To fight such crimes against humanity, the United Nations General Assembly had adopted the International Convention for the Protection of All Persons from Enforced Disappearance (ICPAPED) to draw attention to the fate of individuals imprisoned at places and under poor conditions unknown to their relatives and/or legal representatives.

So far ninety-one countries are signatories to the convention including India. However, despite widespread demands from civil society, political parties and marginalized people, the Pakistani establishment is unwilling to sign and ratify the convention.

Amnesty International also urged Pakistan authorities to end the practice of enforced disappearances and ratify the convention while ensuring that the activists, human rights defenders, journalists, academics and members of the political opposition are able to peacefully exercise their rights to freedom of expression and association.
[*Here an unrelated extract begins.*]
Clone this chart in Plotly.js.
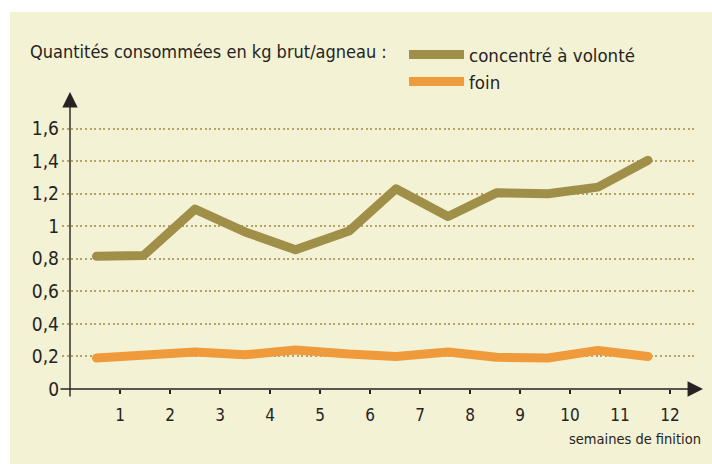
<!DOCTYPE html>
<html>
<head>
<meta charset="utf-8">
<script src="https://cdn.plot.ly/plotly-3.0.1.min.js"></script>
<style>
  html, body { margin: 0; padding: 0; background: #ffffff; }
  #chart { width: 712px; height: 464px; }
  .scatterlayer .js-line { stroke-linecap: round; stroke-linejoin: round; }
</style>
</head>
<body>
<div id="chart"></div>
<script>
// ---- data ----
const weeks = [0.53, 1.47, 2.5, 3.5, 4.51, 5.58, 6.52, 7.56, 8.53, 9.56, 10.56, 11.56];
const concentre = [0.815, 0.82, 1.105, 0.965, 0.855, 0.97, 1.23, 1.06, 1.205, 1.2, 1.24, 1.405];
const foin = [0.19, 0.205, 0.227, 0.21, 0.24, 0.215, 0.2, 0.227, 0.195, 0.19, 0.237, 0.2];
const seriesNames = ["concentré à volonté", "foin"];
const xTickVals = [1, 2, 3, 4, 5, 6, 7, 8, 9, 10, 11, 12];
const xTickText = ["1", "2", "3", "4", "5", "6", "7", "8", "9", "10", "11", "12"];
const yTickVals = [0, 0.2, 0.4, 0.6, 0.8, 1, 1.2, 1.4, 1.6];
const yTickText = ["0", "0,2", "0,4", "0,6", "0,8", "1", "1,2", "1,4", "1,6"];
const titleText = "Quantités consommées en kg brut/agneau :";
const xTitleText = "semaines de finition";

const FONT = "'Liberation Sans Narrow', 'DejaVu Sans Condensed', 'Roboto', sans-serif";
const INK = "#262322";
const OLIVE = "#a08f48";
const ORANGE = "#f09b3b";
const CREAM = "#f3f2d4";

const traces = [
  { x: weeks, y: concentre, name: seriesNames[0], type: "scatter", mode: "lines",
    line: { color: OLIVE, width: 9 }, cliponaxis: false },
  { x: weeks, y: foin, name: seriesNames[1], type: "scatter", mode: "lines",
    line: { color: ORANGE, width: 9 }, cliponaxis: false }
];

const layout = {
  width: 712, height: 464,
  margin: { l: 62, r: 15, t: 96, b: 75 },
  paper_bgcolor: "#ffffff",
  plot_bgcolor: "rgba(0,0,0,0)",
  separators: ", ",
  font: { family: FONT, color: INK },
  showlegend: true,
  title: { text: titleText, x: 30 / 712, xanchor: "left", xref: "container",
           y: 1 - 52 / 464, yanchor: "middle", yref: "container",
           font: { family: FONT, size: 18, color: INK } },
  legend: { x: (404 - 62) / 635, xanchor: "left", y: (389 - 36) / 293, yanchor: "top",
            bgcolor: "rgba(0,0,0,0)", font: { family: FONT, size: 18.5, color: INK },
            itemwidth: 55, tracegroupgap: 0 },
  xaxis: { range: [-0.16, 12.54], tickvals: xTickVals, ticktext: xTickText,
           ticks: "outside", ticklen: 4, tickwidth: 1.3, tickcolor: INK,
           showgrid: false, zeroline: false, showline: false,
           ticklabelstandoff: 7, tickfont: { family: FONT, size: 17, color: INK } },
  xaxis2: { range: [-0.16, 12.54], overlaying: "x", anchor: "y", side: "bottom",
            tickvals: xTickVals, ticks: "inside", ticklen: 5, tickwidth: 1.3, tickcolor: INK,
            showticklabels: false, showgrid: false, zeroline: false, showline: false },
  yaxis: { range: [0, 1.8], tickvals: yTickVals, ticktext: yTickText,
           ticks: "", showline: false, zeroline: false,
           showgrid: true, gridcolor: "#b6a466", gridwidth: 2, griddash: "2px,2.6px",
           ticklabelstandoff: 2, tickfont: { family: FONT, size: 19, color: INK } },
  shapes: [
    { type: "rect", xref: "paper", yref: "paper", x0: -0.0819, x1: 1.1, y0: -0.3, y1: 1.2867,
      fillcolor: CREAM, line: { width: 0 }, layer: "below" }
  ],
  annotations: [
    // x axis with arrow
    { xref: "paper", yref: "paper", x: 1.0094, y: 0, text: "", showarrow: true,
      ax: -644, ay: 0, arrowhead: 2, arrowsize: 2.2, arrowwidth: 1.4, arrowcolor: INK },
    // y axis with arrow
    { xref: "x", yref: "paper", x: 0, y: 1.0137, text: "", showarrow: true,
      ax: 0, ay: 306, arrowhead: 2, arrowsize: 2.2, arrowwidth: 1.4, arrowcolor: INK },
    // x axis title
    { xref: "paper", yref: "paper", x: 1.0094, y: -0.172, xanchor: "right", yanchor: "middle",
      text: xTitleText, showarrow: false, font: { family: FONT, size: 14.5, color: INK } }
  ]
};

Plotly.newPlot("chart", traces, layout, { displayModeBar: false, staticPlot: true });
</script>
</body>
</html>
The international bodies and organizations that have important roles in the fields of human rights activist and humanitarian aid, such as Amnesty International, the Office of the United Nations High Commissioner for Human Rights (OHCHR) and the International Committee of the Red Cross (ICRC) are very much concerned about the cases of disappearances.

Pakistan has always played the victim card of terrorism; but activists say the actual victims are Sindhis, Baloch people and residents of  Pakistan Administered Kashmir.

All these people have been raising their voices against the apathy and human rights violation of Pakistani authorities in their country, as well as internationally since long.